William “Barny” Whitman received his PhD in 1978 from The University of Texas at Austin with Bob Tabita studying the enzyme RuBisCO from Rhodospirillum rubrum. He continued his research on autotrophic prokaryotes during his postdoctoral studies with Ralph Wolfe at the University of Illinois at Urbana. He joined the Department of Microbiology at the University of Georgia in 1982 where his laboratory studies free-living prokaryotes of environmental importance. His research attempts to understand the physiological, molecular biological and biochemical basis for the ecology and systematics of prokaryotes. This integrated approach has been applied to the methane-producing archaeon Methanococcus, the marine roseobacteria, and soil bacteria. Since 2006, he has served as Director of the Editorial Office for Bergeys Manual Trust and has worked on the 2nd edition of Bergey’s Manual of Systematic Bacteriology, volumes 3-5, and the new online journal Bergey’s Manual on Systematics of Archaea and Bacteria. One goal of this work is to reconcile the taxonomy with the phylogeny and understand the biological basis for the prokaryotic groups
BS, 1973, Dept Biological Sciences, State Univ of New York at Stony Brook
PhD, 1978, Dept Microbiology, Univ of Texas at Austin. Advisor: F. Robert Tabita
Postdoctorate, 1978-1982, Dept Microbiology, Univ of Illinois, Advisor: Ralph S. Wolfe
Prokaryotes are the dominant form of life on earth, representing an enormous biomass and number of individual cells. They are so diverse that it is misleading to give them a common name. In one way, they are really just what are left after the familiar plants, animals, fungi and protists are named. Nevertheless, they are the engines that make the biosphere and the ancestors to all modern life.
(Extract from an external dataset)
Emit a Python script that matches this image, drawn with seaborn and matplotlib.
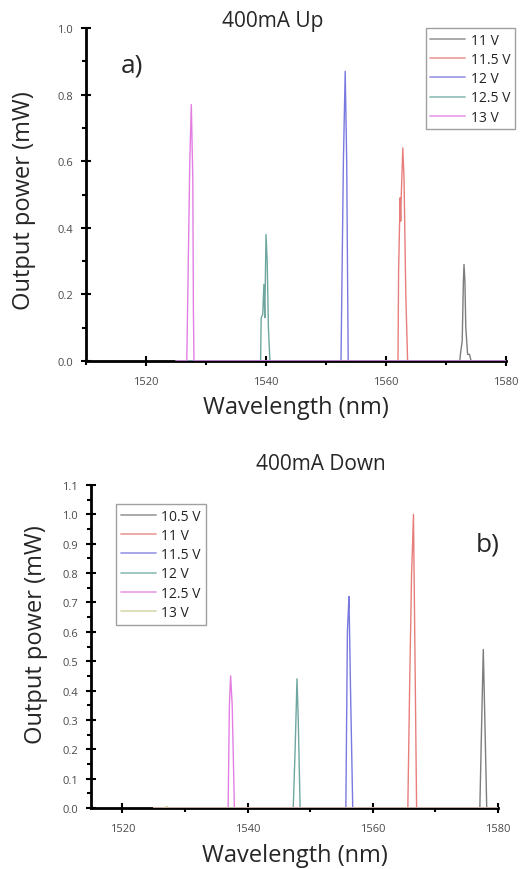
import numpy as np
import pandas as pd
import matplotlib
matplotlib.use("Agg")
import matplotlib.pyplot as plt
import seaborn as sns
from matplotlib.ticker import MultipleLocator, FormatStrFormatter

# ---- data (wavelength in nm, power in mW) ----
up_labels = ["11 V", "11.5 V", "12 V", "12.5 V", "13 V"]
up_11_wl = [1525, 1572.3, 1572.4, 1572.7, 1572.9, 1573.0, 1573.15, 1573.3, 1573.6, 1573.9, 1574.2, 1580]
up_11_p = [0, 0, 0.02, 0.06, 0.24, 0.29, 0.24, 0.10, 0.02, 0.02, 0, 0]
up_115_wl = [1525, 1562.0, 1562.1, 1562.35, 1562.45, 1562.55, 1562.8, 1563.0, 1563.3, 1563.6, 1580]
up_115_p = [0, 0, 0.27, 0.49, 0.42, 0.50, 0.64, 0.55, 0.20, 0, 0]
up_12_wl = [1525, 1552.5, 1552.9, 1553.2, 1553.45, 1553.7, 1580]
up_12_p = [0, 0, 0.60, 0.87, 0.60, 0, 0]
up_125_wl = [1525, 1539.1, 1539.2, 1539.45, 1539.65, 1539.8, 1540.0, 1540.2, 1540.4, 1540.65, 1580]
up_125_p = [0, 0, 0.13, 0.14, 0.23, 0.13, 0.38, 0.30, 0.10, 0, 0]
up_13_wl = [1525, 1526.8, 1527.3, 1527.55, 1527.8, 1527.9, 1528.0, 1580]
up_13_p = [0, 0, 0.60, 0.77, 0.55, 0.15, 0, 0]

down_labels = ["10.5 V", "11 V", "11.5 V", "12 V", "12.5 V", "13 V"]
down_105_wl = [1525, 1577.1, 1577.4, 1577.65, 1577.9, 1578.2, 1580]
down_105_p = [0, 0, 0.30, 0.54, 0.30, 0, 0]
down_11_wl = [1525, 1565.6, 1565.9, 1566.2, 1566.3, 1566.5, 1566.7, 1567.0, 1580]
down_11_p = [0, 0, 0.43, 0.80, 0.86, 1.00, 0.60, 0, 0]
down_115_wl = [1525, 1555.7, 1555.95, 1556.05, 1556.2, 1556.45, 1556.8, 1580]
down_115_p = [0, 0, 0.60, 0.65, 0.72, 0.40, 0, 0]
down_12_wl = [1525, 1547.3, 1547.6, 1547.9, 1548.1, 1548.4, 1580]
down_12_p = [0, 0, 0.20, 0.44, 0.30, 0, 0]
down_125_wl = [1525, 1536.9, 1537.1, 1537.3, 1537.55, 1537.9, 1580]
down_125_p = [0, 0, 0.35, 0.45, 0.35, 0, 0]
down_13_wl = [1525, 1526.8, 1527.1, 1527.4, 1580]
down_13_p = [0, 0, 0.005, 0, 0]

up_colors = ["#6f6f6f", "#e5706e", "#6b6bdc", "#5f9e96", "#e070e0"]
down_colors = ["#6f6f6f", "#e5706e", "#6b6bdc", "#5f9e96", "#e070e0", "#c8c890"]


def build(labels, wls, ps):
    frames = []
    for lab, wl, p in zip(labels, wls, ps):
        frames.append(pd.DataFrame({"wl": wl, "power": p, "series": lab}))
    return pd.concat(frames, ignore_index=True)


df_up = build(up_labels,
              [up_11_wl, up_115_wl, up_12_wl, up_125_wl, up_13_wl],
              [up_11_p, up_115_p, up_12_p, up_125_p, up_13_p])
df_down = build(down_labels,
                [down_105_wl, down_11_wl, down_115_wl, down_12_wl, down_125_wl, down_13_wl],
                [down_105_p, down_11_p, down_115_p, down_12_p, down_125_p, down_13_p])

sns.set_style("white")
plt.rcParams["font.family"] = ["Open Sans", "DejaVu Sans"]

fig = plt.figure(figsize=(5.29, 8.70), dpi=100)
ax1 = fig.add_axes([86 / 529, 1 - 362 / 870, 420 / 529, 333 / 870])
ax2 = fig.add_axes([91 / 529, 1 - 809 / 870, 407 / 529, 323 / 870])


def style_axis(ax, ymajor, yminor):
    for s in ["top", "right"]:
        ax.spines[s].set_visible(False)
    for s in ["left", "bottom"]:
        ax.spines[s].set_linewidth(2)
        ax.spines[s].set_color("black")
        ax.spines[s].set_zorder(1)
    ax.xaxis.set_major_locator(MultipleLocator(20))
    ax.xaxis.set_minor_locator(MultipleLocator(10))
    ax.yaxis.set_major_locator(MultipleLocator(ymajor))
    ax.yaxis.set_minor_locator(MultipleLocator(yminor))
    ax.yaxis.set_major_formatter(FormatStrFormatter("%.1f"))
    ax.tick_params(which="major", direction="inout", length=7, width=1.5,
                   labelsize=8, labelcolor="#4a4a4a", color="black",
                   left=True, bottom=True)
    ax.tick_params(which="minor", direction="out", length=3, width=1.5,
                   color="black", left=True, bottom=True)
    ax.tick_params(axis="x", pad=7)
    ax.tick_params(axis="y", pad=6)


def style_legend(leg):
    leg.get_frame().set_edgecolor("#888888")
    leg.get_frame().set_linewidth(1.0)
    for ln in leg.get_lines():
        ln.set_linewidth(1.3)
        ln.set_alpha(0.65)
    for t in leg.get_texts():
        t.set_color("#222222")


legend_kw = dict(fontsize=10, frameon=True, fancybox=False, handlelength=2.5,
                 borderpad=0.35, labelspacing=0.3, handletextpad=0.4,
                 borderaxespad=0, bbox_transform=fig.transFigure)

# ---- a) 400mA Up ----
sns.lineplot(data=df_up, x="wl", y="power", hue="series", palette=up_colors,
             estimator=None, sort=False, linewidth=1.0, alpha=0.9, ax=ax1)
ax1.set_xlim(1510, 1580)
ax1.set_ylim(0, 1.0)
style_axis(ax1, 0.2, 0.1)
ax1.set_xlabel("Wavelength (nm)", fontsize=17, va="center")
ax1.set_ylabel("Output power (mW)", fontsize=17, va="center")
ax1.xaxis.set_label_coords(0.5, (362 - 408) / 333)
ax1.yaxis.set_label_coords((24 - 86) / 420, (362 - 201) / 333)
fig.text(121 / 529, 1 - 66 / 870, "a)", fontsize=19, va="center", ha="left")
fig.text(273 / 529, 1 - 21 / 870, "400mA Up", fontsize=15, ha="center", va="center")
leg1 = ax1.legend(loc="upper right", bbox_to_anchor=(515 / 529, 1 - 29 / 870), **legend_kw)
style_legend(leg1)

# ---- b) 400mA Down ----
sns.lineplot(data=df_down, x="wl", y="power", hue="series", palette=down_colors,
             estimator=None, sort=False, linewidth=1.0, alpha=0.9, ax=ax2)
ax2.set_xlim(1515, 1580)
ax2.set_ylim(0, 1.1)
style_axis(ax2, 0.1, 0.05)
ax2.set_xlabel("Wavelength (nm)", fontsize=17, va="center")
ax2.set_ylabel("Output power (mW)", fontsize=17, va="center")
ax2.xaxis.set_label_coords(0.5, (809 - 856) / 323)
ax2.yaxis.set_label_coords((36 - 91) / 407, (809 - 635) / 323)
fig.text(476 / 529, 1 - 545 / 870, "b)", fontsize=19, va="center", ha="left")
fig.text(321 / 529, 1 - 465 / 870, "400mA Down", fontsize=15, ha="center", va="center")
leg2 = ax2.legend(loc="upper left", bbox_to_anchor=(116 / 529, 1 - 505 / 870), **legend_kw)
style_legend(leg2)

fig.savefig("out.png", dpi=100)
Their evolution established the central plan for the living cell and shaped the biogeochemistry of the planet. Research in our laboratory uses an integrated approach to understand the nature of free-living prokaryotes. We believe that studying the ecology, systematics, physiology, biochemistry, and molecular biology together provides the best understanding for microorganisms. Likewise, the history or evolution of an organism provides insight into the modern organism. We have used these approaches to study the carbon and sulfur metabolism of the methane-producing archaeon Methanococcus, the sulfur metabolism of the marine alphaproteobacterium Ruegeria, and the impact of agriculture on soil bacterial communities.